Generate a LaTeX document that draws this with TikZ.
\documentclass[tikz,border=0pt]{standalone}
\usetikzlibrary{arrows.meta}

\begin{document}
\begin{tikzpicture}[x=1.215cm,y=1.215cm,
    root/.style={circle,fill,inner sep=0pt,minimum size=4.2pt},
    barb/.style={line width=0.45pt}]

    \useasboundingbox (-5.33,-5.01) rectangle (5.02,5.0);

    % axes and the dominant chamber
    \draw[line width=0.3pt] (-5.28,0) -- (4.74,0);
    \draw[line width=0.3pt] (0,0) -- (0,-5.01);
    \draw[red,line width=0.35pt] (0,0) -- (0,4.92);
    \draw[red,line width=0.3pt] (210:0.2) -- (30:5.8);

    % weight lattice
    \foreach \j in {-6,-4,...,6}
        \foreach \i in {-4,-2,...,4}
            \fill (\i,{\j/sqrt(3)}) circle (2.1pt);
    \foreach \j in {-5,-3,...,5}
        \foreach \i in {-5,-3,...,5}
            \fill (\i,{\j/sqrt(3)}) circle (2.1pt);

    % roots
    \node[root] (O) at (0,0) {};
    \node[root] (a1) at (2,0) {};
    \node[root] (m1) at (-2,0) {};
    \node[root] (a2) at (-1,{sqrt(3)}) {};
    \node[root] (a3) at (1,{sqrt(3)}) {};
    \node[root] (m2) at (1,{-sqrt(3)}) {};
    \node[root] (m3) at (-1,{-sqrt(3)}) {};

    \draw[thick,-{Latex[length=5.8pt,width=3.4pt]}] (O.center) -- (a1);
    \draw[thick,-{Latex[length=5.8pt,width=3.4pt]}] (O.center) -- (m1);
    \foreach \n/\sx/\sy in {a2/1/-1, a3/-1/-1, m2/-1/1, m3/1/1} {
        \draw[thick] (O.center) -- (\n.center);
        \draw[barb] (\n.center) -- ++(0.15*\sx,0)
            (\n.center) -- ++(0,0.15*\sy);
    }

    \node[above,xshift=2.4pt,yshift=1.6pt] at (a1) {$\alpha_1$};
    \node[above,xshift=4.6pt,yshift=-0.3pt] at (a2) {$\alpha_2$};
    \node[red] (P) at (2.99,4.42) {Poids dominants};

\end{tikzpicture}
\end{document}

******

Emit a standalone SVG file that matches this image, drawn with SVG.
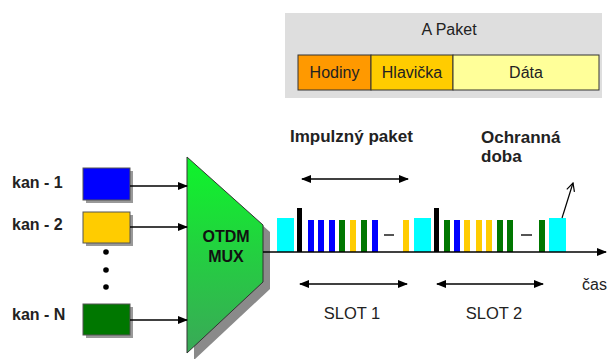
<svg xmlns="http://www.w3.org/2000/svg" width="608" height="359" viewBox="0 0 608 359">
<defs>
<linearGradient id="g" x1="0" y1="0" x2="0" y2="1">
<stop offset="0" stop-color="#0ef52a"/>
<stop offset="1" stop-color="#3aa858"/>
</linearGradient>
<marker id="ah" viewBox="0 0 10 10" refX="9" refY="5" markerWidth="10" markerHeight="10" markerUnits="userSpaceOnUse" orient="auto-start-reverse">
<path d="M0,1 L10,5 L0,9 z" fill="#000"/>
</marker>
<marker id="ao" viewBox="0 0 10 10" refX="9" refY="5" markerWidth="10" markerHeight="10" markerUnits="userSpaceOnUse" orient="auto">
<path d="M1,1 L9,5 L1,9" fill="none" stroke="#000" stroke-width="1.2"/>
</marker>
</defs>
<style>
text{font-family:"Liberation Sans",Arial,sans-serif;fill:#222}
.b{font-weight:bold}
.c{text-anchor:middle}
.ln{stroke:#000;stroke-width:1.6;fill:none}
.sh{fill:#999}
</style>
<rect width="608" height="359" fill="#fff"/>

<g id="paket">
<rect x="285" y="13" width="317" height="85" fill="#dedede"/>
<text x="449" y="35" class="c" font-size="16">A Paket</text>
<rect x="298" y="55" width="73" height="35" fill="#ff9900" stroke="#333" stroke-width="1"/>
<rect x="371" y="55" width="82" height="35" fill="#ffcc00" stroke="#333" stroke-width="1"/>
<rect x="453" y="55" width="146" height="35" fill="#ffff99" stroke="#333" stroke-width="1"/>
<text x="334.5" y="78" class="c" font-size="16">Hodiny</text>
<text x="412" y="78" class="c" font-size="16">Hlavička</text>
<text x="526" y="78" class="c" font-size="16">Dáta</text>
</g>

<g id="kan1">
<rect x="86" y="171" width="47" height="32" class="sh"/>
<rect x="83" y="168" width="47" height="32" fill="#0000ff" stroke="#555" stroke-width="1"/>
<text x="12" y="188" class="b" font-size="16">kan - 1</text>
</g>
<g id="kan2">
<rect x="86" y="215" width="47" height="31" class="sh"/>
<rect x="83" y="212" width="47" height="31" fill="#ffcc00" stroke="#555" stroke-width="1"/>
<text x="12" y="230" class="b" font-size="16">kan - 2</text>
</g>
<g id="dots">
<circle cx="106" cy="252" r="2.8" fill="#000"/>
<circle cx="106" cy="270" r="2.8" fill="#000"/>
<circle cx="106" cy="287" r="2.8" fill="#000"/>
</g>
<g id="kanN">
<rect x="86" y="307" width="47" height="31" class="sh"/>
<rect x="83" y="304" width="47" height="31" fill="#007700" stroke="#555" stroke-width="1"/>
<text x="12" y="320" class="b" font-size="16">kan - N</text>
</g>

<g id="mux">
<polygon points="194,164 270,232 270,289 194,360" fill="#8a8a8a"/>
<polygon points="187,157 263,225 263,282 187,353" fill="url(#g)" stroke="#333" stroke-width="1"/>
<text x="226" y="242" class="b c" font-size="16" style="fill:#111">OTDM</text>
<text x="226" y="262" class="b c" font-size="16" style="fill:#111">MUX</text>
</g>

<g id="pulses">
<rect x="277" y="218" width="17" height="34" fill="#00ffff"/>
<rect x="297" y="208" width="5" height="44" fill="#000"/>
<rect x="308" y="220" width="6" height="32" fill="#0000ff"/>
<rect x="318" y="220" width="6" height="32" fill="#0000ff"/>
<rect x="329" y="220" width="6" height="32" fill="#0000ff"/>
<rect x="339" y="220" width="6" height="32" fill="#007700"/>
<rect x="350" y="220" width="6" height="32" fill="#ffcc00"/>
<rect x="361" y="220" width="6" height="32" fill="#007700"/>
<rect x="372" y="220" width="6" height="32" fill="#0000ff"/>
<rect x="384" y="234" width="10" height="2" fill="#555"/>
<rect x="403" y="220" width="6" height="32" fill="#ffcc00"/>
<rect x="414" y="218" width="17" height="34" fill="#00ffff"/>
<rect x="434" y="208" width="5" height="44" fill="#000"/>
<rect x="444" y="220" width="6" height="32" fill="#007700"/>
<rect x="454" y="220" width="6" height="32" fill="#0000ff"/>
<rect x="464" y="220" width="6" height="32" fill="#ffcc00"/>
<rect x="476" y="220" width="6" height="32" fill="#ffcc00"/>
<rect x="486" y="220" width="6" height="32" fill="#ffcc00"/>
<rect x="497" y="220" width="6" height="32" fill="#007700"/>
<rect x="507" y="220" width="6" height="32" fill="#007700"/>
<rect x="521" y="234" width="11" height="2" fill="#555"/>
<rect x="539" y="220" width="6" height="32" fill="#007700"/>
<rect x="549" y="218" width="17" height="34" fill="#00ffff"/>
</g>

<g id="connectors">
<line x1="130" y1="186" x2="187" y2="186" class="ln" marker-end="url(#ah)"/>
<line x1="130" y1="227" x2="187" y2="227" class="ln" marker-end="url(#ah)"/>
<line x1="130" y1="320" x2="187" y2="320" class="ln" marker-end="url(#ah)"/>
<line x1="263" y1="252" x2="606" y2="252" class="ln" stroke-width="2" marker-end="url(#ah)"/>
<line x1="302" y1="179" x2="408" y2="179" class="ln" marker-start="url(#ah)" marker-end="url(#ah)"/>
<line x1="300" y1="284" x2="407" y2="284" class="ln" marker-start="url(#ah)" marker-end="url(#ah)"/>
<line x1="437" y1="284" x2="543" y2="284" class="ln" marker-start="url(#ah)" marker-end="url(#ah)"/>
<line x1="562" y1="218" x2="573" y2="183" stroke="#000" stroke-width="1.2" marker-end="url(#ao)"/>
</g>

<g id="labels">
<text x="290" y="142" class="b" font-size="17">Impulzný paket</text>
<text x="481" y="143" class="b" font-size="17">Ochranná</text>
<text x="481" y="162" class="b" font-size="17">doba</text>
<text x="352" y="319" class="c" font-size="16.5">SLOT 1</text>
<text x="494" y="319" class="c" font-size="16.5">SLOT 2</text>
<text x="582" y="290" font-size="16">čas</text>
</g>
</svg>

******

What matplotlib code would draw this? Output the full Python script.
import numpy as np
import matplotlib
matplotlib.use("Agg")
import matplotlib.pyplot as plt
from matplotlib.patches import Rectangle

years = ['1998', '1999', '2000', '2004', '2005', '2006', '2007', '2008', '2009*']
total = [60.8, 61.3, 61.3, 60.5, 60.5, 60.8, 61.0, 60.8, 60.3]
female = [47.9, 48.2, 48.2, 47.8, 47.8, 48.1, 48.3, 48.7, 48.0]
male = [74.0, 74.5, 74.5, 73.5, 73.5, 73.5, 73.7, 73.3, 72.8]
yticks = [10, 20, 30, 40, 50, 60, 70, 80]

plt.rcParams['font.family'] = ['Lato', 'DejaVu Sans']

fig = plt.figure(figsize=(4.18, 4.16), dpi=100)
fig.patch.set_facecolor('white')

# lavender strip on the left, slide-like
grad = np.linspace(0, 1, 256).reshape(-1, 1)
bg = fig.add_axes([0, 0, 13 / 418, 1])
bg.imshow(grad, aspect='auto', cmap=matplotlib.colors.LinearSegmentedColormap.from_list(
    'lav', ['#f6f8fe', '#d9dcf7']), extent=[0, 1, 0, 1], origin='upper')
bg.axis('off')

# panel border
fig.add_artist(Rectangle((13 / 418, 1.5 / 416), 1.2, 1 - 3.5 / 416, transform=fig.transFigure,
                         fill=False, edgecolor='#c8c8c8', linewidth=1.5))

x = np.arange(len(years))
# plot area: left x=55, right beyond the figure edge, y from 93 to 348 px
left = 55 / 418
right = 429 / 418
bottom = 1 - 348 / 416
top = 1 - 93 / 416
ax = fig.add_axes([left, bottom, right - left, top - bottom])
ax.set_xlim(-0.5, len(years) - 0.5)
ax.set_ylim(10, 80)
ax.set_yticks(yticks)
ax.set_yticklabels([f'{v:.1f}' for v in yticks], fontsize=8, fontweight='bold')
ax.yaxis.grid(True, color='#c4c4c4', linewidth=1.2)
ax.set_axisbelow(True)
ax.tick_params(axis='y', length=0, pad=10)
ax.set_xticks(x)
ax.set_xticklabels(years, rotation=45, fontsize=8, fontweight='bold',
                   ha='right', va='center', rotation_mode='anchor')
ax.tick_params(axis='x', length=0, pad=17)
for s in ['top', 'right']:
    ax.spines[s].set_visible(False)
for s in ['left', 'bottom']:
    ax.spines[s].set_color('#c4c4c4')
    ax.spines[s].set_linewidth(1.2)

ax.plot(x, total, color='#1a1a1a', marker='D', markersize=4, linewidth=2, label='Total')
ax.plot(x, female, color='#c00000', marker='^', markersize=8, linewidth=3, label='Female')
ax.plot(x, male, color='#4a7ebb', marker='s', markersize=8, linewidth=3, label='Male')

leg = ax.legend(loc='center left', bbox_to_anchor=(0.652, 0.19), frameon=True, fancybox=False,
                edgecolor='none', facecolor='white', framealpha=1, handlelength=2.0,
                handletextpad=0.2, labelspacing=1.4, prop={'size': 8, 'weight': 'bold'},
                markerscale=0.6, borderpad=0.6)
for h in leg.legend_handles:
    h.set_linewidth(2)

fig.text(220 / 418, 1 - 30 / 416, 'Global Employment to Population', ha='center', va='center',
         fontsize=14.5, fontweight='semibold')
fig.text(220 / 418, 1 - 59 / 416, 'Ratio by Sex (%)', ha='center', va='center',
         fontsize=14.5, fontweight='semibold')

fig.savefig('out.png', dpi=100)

******

For the listing above, give the number of lines in which the string "that" occurs, and nothing else.

**TASK SOLUTION**
2